Both Holden and Carney are Bush Dog Democrats who've simply spent their time enabling all the policies of the Republican right as quickly as possible. The progressive left led by Jane Hamsher has targeted Carney for removal but, in this region of the state, these are tough battles to win. For example, there simply aren't any progressives to speak of in Holden's district and one is not elected if one espouses even the slightest adherence to progressive and/or populist beliefs.
Holden represents Schuylkill County, where DD was born. Growing up in Pine Grove, I only knew a handful of adults who vaguely admitted to being Democrats.
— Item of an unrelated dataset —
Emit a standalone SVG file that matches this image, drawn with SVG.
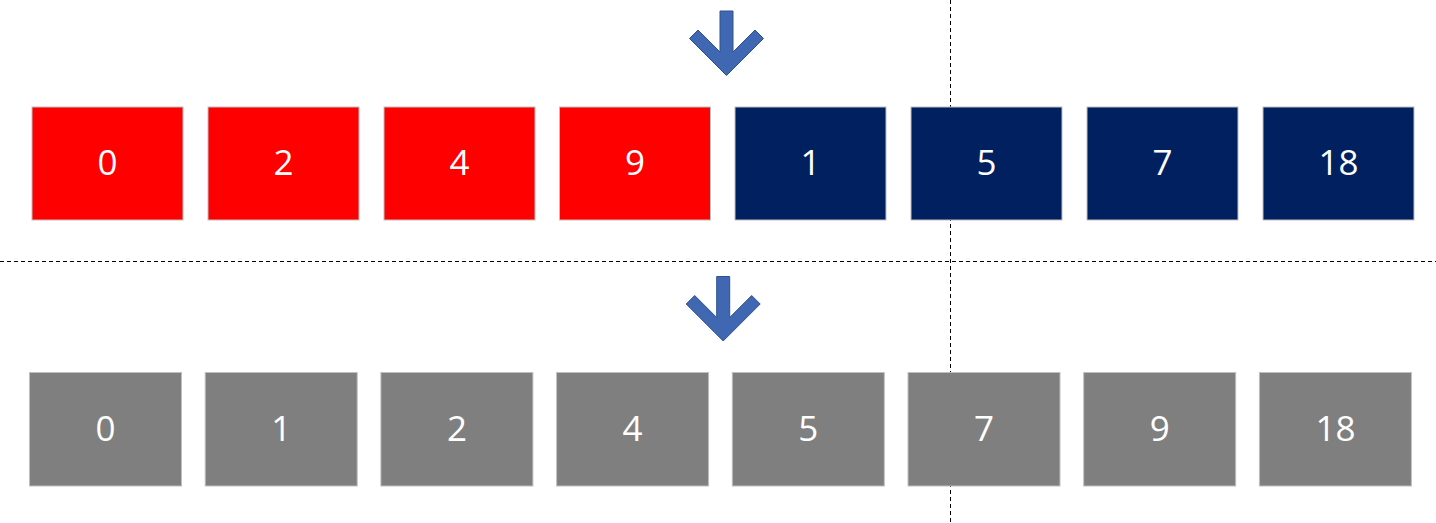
<svg xmlns="http://www.w3.org/2000/svg" width="1436" height="523" viewBox="0 0 1436 523">
<defs>
<style>
.dash{stroke:#000;stroke-width:1;stroke-dasharray:4 3;fill:none}
.box{stroke:#BFBFBF;stroke-width:1}
.red{fill:#FF0000}
.navy{fill:#002060}
.gray{fill:#7F7F7F}
.lbl{font-family:"Open Sans","Liberation Sans",sans-serif;font-size:35px;fill:#FFFFFF;text-anchor:middle}
.arrow{fill:#4068B2;stroke:#2F528F;stroke-width:1}
</style>
<polygon id="down" points="720,11 733,11 733,52 755,30 763.5,38.5 726.5,75.5 689.5,38.5 698,30 720,52"/>
</defs>
<g id="connectors">
<line class="dash" x1="0" y1="261.5" x2="1436" y2="261.5"/>
<line class="dash" x1="950.5" y1="0" x2="950.5" y2="523"/>
<use href="#down" class="arrow"/>
<use href="#down" class="arrow" transform="translate(-3.3,265.5)"/>
</g>
<g id="top-0"><rect class="box red" x="32" y="107" width="151" height="113"/><text class="lbl" x="107.5" y="175">0</text></g>
<g id="top-1"><rect class="box red" x="208" y="107" width="151" height="113"/><text class="lbl" x="283.5" y="175">2</text></g>
<g id="top-2"><rect class="box red" x="384" y="107" width="151" height="113"/><text class="lbl" x="459.5" y="175">4</text></g>
<g id="top-3"><rect class="box red" x="559.5" y="107" width="151" height="113"/><text class="lbl" x="635" y="175">9</text></g>
<g id="top-4"><rect class="box navy" x="735" y="107" width="151" height="113"/><text class="lbl" x="810.5" y="175">1</text></g>
<g id="top-5"><rect class="box navy" x="911" y="107" width="151" height="113"/><text class="lbl" x="986.5" y="175">5</text></g>
<g id="top-6"><rect class="box navy" x="1087" y="107" width="151" height="113"/><text class="lbl" x="1162.5" y="175">7</text></g>
<g id="top-7"><rect class="box navy" x="1263" y="107" width="151" height="113"/><text class="lbl" x="1338.5" y="175">18</text></g>
<g id="bot-0"><rect class="box gray" x="29.5" y="372.5" width="152" height="113.5"/><text class="lbl" x="105.5" y="441">0</text></g>
<g id="bot-1"><rect class="box gray" x="205.2" y="372.5" width="152" height="113.5"/><text class="lbl" x="281.2" y="441">1</text></g>
<g id="bot-2"><rect class="box gray" x="380.9" y="372.5" width="152" height="113.5"/><text class="lbl" x="456.9" y="441">2</text></g>
<g id="bot-3"><rect class="box gray" x="556.6" y="372.5" width="152" height="113.5"/><text class="lbl" x="632.6" y="441">4</text></g>
<g id="bot-4"><rect class="box gray" x="732.3" y="372.5" width="152" height="113.5"/><text class="lbl" x="808.3" y="441">5</text></g>
<g id="bot-5"><rect class="box gray" x="908" y="372.5" width="152" height="113.5"/><text class="lbl" x="984" y="441">7</text></g>
<g id="bot-6"><rect class="box gray" x="1083.7" y="372.5" width="152" height="113.5"/><text class="lbl" x="1159.7" y="441">9</text></g>
<g id="bot-7"><rect class="box gray" x="1259.4" y="372.5" width="152" height="113.5"/><text class="lbl" x="1335.4" y="441">18</text></g>
</svg>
They were all teachers who worked for the school district. (Note this website for
Schuylkill Democrats. The descriptive "pathetic" doesn't really do it justice.)
If Obama campaigns in Pennsyltucky counties from the big middle -- places like Schuylkill, Lebanon, Carbon, Lycoming, Perry, and so on -- it's a waste of his time. Paradoxically, the recent pastor Jeremiah Wright flap shouldn't have hurt him at all. Most citizens from the interior were never going to vote for him, anyway.
"[Stumping] for his wife in Wilkes-Barre, [Bill Clinton] told wildly cheering supporters in a high school gymnasium: 'You have been so good to her and I am grateful beyond my ability to say. We love Pennsylvania,' " reported the Allentown Morning Call
here today.
"Hillary Clinton is expected to do well in the Wilkes-Barre/Scranton region because of her family ties to the area, and because it has a large population of older, blue-collar, culturally conservative voters," continued the newspaper.
Readers are advised "older, blue-collar, culturally conservative voters" in Wilkes-Barre/Scranton mostly means "Republican." If one thinks of Democrats, they would be Dems in the pre-1963 Strom Thurmond sense, not the 2008 sense.
The Clintons know this and it's why Bill Clinton was campaigning ala Republican-lite in the eastern part of the state.
Bill Clinton told the locals what they wanted to hear and was applauded for it.
Take, for instance, this howler: "Hillary Clinton's plan to ... promote development of renewable energy would begin to restore the country's economic health, Clinton said."
This is a statement of virtually no value to Lehigh Valley voters, although it might sound good. There is no significant opportunity for renewable energy in Pennsylvania, period.
There is only waste coal and plans to capitalize on it under "clean coal" business initiatives.
"The New York senator would 'roll' through the remaining primary elections, Clinton said, if Pennsylvania voters deliver her a decisive win on April 22," reported the Allentown newspaper.
The newspaper noted that the Lehigh Valley can be a bellwether region in a general election. It is an area which was formerly solidly Republican but which is now ups for grabs, not guaranteed to either party.
One of the older central dilemmas of the citizenry in the Lehigh Valley has to do with the fact that it was strongly blue-collar and pro-union because of the steel industry. Paradoxically, these voters trended Republican, traditionally rewarding only those political leaders with beliefs and policies which stood directly against the way their livelihood was protected.